Vaginal atresia is a congenital defect resulting in uterovaginal outflow tract obstruction. It occurs when the caudal portion of the vagina, contributed by the urogenital sinus, fails to form. This caudal portion of the vagina is replaced with fibrous tissue. Vagina atresia and agenesis are congenital anomalies of the female genitourinary tract and may occur as an isolated developmental defect (extremely rare) or as part of a complex of anomalies (more common). Examples of some of these associations are as follows:

Mayer-Rokitansky-Küster-Hauser (MRKH) syndrome,

also referred to as  Mayer-Rokitansky syndrome, or Rokitansky-Küster-Hauser syndrome, or, simply, Rokitansky syndrome

Bardet-Biedl syndrome

Kaufman-McKusick syndrome

Fraser syndrome

Winters syndrome

In 1998, the American Society for Reproductive Medicine classified the uterine anatomic types as müllerian anomalies or vaginal anomalies. According to this classification system, vaginal atresia is an anomaly classified as type I, which refers to agenesis and hypoplasia of the uterus.
As a consequence, vaginal atresia is occasionally termed müllerian agenesis.

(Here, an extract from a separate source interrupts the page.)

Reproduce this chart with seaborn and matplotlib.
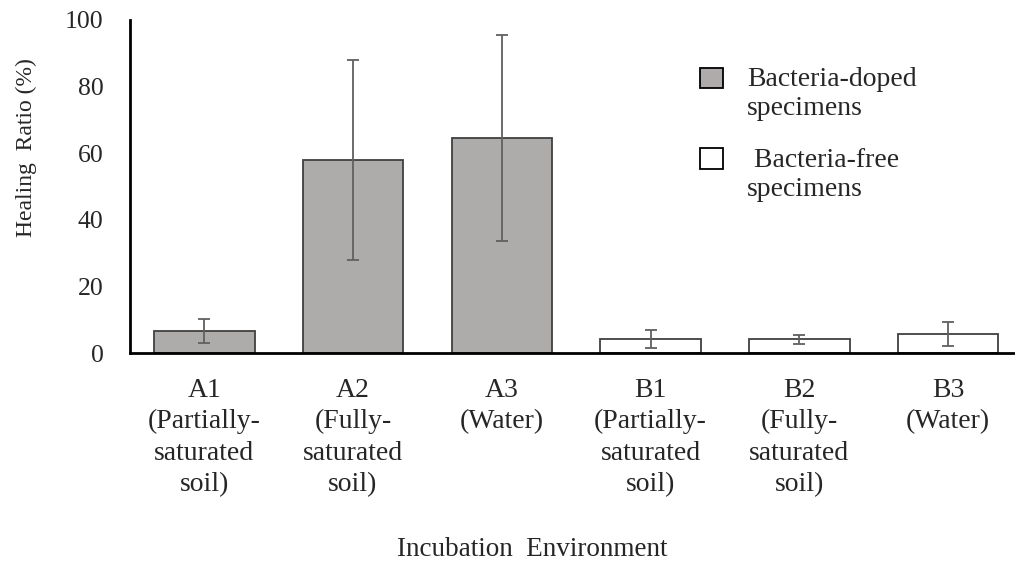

The most common clinical presentation of type I müllerian anomalies is vaginal or müllerian agenesis, which occurs in conjunction with an absent uterus (ie, MRKH syndrome). Renal anomalies, which may include unilateral agenesis of the kidney, ectopic kidneys, horseshoe kidney, and crossed-fused ectopia, occur in 30% of patients with MRKH syndrome. Associated skeletal anomalies may include anomalies found in Klippel-Feil syndrome (ie, aberrations of cervicothoracic somite development), which manifest as fused vertebrae or other variants. Anomalies of the ribs and limbs are also encountered.

Variants of vaginal atresia, formerly called partial vaginal agenesis, are more correctly classified as variants of a transverse vaginal septum. These variants and other developmental variants, such as obstructed duplications of the uterovaginal tract, occur on the basis of other pathophysiologic events and should be treated as separate entities.

Each examination of a newborn should include an inspection of the genitalia, as absence of the vagina or atresia could be detected during this simple evaluation. Delayed detection is common and can result in major risk to the female patient because of associated urinary tract anomalies. Early detection is possible if healthcare providers include a genital examination as part of their well-child examination.

Surgical management of vaginal atresia has been described in the European literature since the turn of the century. In the United States, Baldwin was the first to describe construction of a neovagina using an intestinal graft. As the technique became popular, the potential for clinically significant morbidity and mortality became evident. In 1940, Masson reported two deaths,
which provided the impetus to consider the skin-graft technique McIndoe and Counsellor first reported.